_Data_
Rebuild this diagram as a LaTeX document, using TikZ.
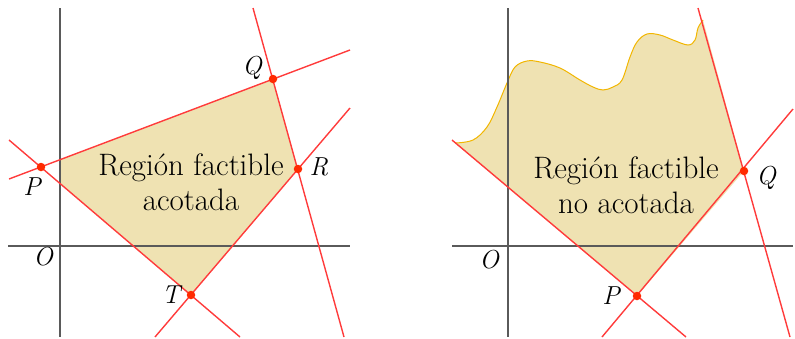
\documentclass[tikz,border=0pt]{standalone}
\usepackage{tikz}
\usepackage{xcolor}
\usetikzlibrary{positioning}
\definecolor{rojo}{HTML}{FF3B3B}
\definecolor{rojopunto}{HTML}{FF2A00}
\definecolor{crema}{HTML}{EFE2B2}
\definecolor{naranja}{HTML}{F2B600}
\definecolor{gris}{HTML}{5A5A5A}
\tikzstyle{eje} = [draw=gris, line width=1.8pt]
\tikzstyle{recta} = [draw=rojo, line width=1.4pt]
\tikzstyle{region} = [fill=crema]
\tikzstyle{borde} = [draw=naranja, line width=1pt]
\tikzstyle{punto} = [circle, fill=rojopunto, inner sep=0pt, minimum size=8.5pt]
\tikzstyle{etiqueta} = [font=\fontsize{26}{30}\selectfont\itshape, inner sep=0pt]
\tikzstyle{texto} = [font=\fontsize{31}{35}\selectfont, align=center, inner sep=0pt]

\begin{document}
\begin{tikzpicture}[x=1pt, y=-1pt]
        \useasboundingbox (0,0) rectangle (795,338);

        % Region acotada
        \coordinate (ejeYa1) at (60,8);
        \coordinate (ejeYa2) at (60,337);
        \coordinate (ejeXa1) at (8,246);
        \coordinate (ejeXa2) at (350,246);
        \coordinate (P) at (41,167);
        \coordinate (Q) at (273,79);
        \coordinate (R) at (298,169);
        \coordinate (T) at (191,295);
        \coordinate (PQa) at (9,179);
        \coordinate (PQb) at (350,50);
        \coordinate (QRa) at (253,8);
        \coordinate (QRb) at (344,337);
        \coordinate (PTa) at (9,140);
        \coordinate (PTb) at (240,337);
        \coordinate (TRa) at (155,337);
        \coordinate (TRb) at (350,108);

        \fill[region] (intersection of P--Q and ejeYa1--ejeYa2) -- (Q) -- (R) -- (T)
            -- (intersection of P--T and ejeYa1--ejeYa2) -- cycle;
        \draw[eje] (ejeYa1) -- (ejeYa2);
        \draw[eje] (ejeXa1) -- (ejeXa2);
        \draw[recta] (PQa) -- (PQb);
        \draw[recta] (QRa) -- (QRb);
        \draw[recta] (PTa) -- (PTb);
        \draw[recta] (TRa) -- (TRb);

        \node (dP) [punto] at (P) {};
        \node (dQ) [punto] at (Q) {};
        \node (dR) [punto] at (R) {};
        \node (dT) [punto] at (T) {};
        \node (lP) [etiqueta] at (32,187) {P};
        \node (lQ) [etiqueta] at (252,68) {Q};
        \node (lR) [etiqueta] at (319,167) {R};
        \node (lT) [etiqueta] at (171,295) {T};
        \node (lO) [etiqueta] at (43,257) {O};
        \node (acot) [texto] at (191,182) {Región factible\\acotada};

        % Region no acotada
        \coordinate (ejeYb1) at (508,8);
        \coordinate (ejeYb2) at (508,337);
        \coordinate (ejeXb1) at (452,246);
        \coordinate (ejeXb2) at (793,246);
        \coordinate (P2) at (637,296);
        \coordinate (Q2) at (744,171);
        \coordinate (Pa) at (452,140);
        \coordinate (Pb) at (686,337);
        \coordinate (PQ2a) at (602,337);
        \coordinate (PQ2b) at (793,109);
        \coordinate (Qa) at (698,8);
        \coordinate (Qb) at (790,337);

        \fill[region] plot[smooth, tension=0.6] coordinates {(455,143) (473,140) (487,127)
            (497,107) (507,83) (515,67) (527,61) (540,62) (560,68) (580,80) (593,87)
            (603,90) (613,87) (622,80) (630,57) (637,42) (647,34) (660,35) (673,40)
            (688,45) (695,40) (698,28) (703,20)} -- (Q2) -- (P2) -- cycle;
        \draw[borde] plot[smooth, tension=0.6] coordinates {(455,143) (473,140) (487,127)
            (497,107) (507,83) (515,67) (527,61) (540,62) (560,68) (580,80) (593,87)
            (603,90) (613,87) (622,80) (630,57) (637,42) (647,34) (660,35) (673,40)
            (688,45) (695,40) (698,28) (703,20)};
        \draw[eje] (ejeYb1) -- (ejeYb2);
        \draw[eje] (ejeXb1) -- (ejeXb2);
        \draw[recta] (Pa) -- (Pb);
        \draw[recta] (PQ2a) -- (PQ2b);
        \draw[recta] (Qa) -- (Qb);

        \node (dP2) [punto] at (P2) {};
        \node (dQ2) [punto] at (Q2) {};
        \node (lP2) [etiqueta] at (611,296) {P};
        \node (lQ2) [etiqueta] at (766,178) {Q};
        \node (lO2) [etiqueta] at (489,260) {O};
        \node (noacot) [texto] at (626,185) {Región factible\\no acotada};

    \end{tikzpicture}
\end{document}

_Objective_
Leave out any pictures, please, and quote only the lines from the top of the data through the line that contains "(0,0) rectangle (795,338);".

_Full output_
Rebuild this diagram as a LaTeX document, using TikZ.
\documentclass[tikz,border=0pt]{standalone}
\usepackage{tikz}
\usepackage{xcolor}
\usetikzlibrary{positioning}
\definecolor{rojo}{HTML}{FF3B3B}
\definecolor{rojopunto}{HTML}{FF2A00}
\definecolor{crema}{HTML}{EFE2B2}
\definecolor{naranja}{HTML}{F2B600}
\definecolor{gris}{HTML}{5A5A5A}
\tikzstyle{eje} = [draw=gris, line width=1.8pt]
\tikzstyle{recta} = [draw=rojo, line width=1.4pt]
\tikzstyle{region} = [fill=crema]
\tikzstyle{borde} = [draw=naranja, line width=1pt]
\tikzstyle{punto} = [circle, fill=rojopunto, inner sep=0pt, minimum size=8.5pt]
\tikzstyle{etiqueta} = [font=\fontsize{26}{30}\selectfont\itshape, inner sep=0pt]
\tikzstyle{texto} = [font=\fontsize{31}{35}\selectfont, align=center, inner sep=0pt]

\begin{document}
\begin{tikzpicture}[x=1pt, y=-1pt]
        \useasboundingbox (0,0) rectangle (795,338);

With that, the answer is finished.